Data records:
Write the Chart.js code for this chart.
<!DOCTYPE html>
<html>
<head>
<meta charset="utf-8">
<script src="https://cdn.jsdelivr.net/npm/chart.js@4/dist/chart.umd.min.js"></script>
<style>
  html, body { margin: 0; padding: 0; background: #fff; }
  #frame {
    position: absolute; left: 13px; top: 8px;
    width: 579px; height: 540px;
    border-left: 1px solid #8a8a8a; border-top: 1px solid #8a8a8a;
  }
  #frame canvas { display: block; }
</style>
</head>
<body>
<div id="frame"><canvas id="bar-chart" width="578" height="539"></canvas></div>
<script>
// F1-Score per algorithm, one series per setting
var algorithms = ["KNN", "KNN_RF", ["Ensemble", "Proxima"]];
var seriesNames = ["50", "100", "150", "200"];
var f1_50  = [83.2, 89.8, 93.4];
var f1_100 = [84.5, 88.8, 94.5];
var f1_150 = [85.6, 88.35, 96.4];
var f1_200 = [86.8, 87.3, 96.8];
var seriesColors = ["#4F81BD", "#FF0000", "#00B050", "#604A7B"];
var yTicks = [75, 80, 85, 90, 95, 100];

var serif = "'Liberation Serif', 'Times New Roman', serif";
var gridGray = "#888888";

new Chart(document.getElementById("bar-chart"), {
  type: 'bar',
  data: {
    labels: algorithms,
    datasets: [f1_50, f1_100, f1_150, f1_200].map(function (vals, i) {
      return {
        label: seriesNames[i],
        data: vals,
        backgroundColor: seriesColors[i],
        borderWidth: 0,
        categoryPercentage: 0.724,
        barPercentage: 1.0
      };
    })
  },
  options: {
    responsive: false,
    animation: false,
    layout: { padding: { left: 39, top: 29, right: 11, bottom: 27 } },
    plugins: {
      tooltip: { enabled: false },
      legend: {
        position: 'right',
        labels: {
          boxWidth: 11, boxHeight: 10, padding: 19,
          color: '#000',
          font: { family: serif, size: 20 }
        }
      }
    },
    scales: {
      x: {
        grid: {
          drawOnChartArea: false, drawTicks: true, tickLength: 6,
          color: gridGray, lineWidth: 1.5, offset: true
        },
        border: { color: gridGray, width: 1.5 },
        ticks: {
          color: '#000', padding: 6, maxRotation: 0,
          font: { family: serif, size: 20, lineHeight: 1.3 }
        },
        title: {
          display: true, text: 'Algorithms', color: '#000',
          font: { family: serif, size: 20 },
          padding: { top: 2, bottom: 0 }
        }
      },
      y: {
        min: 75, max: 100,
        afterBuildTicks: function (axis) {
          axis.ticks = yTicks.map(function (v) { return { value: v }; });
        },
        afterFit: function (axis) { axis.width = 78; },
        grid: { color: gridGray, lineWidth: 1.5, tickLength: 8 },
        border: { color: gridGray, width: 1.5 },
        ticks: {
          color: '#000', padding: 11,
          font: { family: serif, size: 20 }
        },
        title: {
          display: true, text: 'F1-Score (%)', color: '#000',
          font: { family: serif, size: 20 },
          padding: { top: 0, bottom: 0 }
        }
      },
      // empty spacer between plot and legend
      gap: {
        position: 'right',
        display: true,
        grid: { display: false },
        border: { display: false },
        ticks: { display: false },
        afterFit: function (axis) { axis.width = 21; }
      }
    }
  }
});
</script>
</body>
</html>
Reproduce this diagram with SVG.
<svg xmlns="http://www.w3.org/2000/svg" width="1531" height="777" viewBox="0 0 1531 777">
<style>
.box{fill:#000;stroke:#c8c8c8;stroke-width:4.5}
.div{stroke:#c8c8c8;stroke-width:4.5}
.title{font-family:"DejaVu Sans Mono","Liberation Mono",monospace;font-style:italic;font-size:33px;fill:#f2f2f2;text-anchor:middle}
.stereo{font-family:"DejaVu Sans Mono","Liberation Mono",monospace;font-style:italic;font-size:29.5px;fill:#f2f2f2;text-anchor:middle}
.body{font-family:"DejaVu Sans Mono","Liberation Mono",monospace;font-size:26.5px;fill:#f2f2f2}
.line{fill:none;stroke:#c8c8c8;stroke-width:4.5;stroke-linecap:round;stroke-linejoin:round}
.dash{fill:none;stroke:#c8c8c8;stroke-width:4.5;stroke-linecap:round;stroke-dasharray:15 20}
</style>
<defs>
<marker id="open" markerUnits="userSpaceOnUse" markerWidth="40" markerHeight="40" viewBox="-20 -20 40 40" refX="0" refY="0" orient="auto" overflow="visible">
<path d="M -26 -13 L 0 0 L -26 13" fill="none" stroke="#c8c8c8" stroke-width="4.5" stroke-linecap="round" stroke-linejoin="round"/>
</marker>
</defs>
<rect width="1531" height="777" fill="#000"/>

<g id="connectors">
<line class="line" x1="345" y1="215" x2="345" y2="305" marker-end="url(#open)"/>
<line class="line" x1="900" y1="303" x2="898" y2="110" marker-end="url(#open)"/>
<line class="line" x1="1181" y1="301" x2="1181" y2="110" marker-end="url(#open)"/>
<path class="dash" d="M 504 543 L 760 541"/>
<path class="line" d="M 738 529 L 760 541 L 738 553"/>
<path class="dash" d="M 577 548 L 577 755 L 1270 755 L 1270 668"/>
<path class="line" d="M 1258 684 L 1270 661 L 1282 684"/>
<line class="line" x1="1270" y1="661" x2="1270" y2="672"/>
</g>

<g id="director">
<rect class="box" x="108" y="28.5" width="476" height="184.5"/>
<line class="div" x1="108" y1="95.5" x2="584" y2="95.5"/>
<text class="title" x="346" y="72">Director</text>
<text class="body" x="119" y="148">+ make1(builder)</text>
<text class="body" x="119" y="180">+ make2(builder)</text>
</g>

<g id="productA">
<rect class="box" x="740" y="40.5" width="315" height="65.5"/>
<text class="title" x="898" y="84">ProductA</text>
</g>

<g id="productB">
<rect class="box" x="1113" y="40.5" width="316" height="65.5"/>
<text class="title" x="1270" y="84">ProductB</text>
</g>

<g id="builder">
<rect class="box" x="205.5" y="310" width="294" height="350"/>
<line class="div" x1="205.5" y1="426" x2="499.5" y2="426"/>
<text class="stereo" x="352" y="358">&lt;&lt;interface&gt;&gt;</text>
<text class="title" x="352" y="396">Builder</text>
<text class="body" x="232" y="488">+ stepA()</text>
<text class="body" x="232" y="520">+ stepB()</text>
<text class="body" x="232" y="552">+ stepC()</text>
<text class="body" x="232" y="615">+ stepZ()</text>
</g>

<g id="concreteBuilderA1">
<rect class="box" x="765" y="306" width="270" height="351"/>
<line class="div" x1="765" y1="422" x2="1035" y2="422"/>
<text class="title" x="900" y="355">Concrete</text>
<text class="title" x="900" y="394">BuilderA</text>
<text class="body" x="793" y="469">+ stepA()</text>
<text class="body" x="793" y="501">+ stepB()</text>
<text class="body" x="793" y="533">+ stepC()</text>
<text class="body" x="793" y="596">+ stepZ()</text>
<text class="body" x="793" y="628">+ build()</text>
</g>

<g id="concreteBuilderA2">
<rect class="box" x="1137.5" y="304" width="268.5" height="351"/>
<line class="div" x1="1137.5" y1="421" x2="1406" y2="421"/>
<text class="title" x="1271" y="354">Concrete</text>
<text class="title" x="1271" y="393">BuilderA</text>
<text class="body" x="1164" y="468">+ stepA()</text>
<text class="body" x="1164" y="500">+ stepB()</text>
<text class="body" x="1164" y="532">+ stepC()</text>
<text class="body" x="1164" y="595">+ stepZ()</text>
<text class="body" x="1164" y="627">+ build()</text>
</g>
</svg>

--

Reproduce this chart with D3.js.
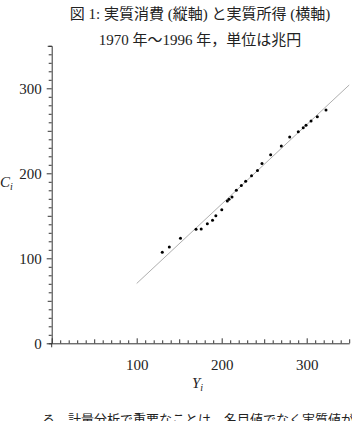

Exercise directions: Collect, from the material above, every line containing the word "with".

Expected answer:
Reproduce this diagram with SVG.
Reproduce this chart with D3.js.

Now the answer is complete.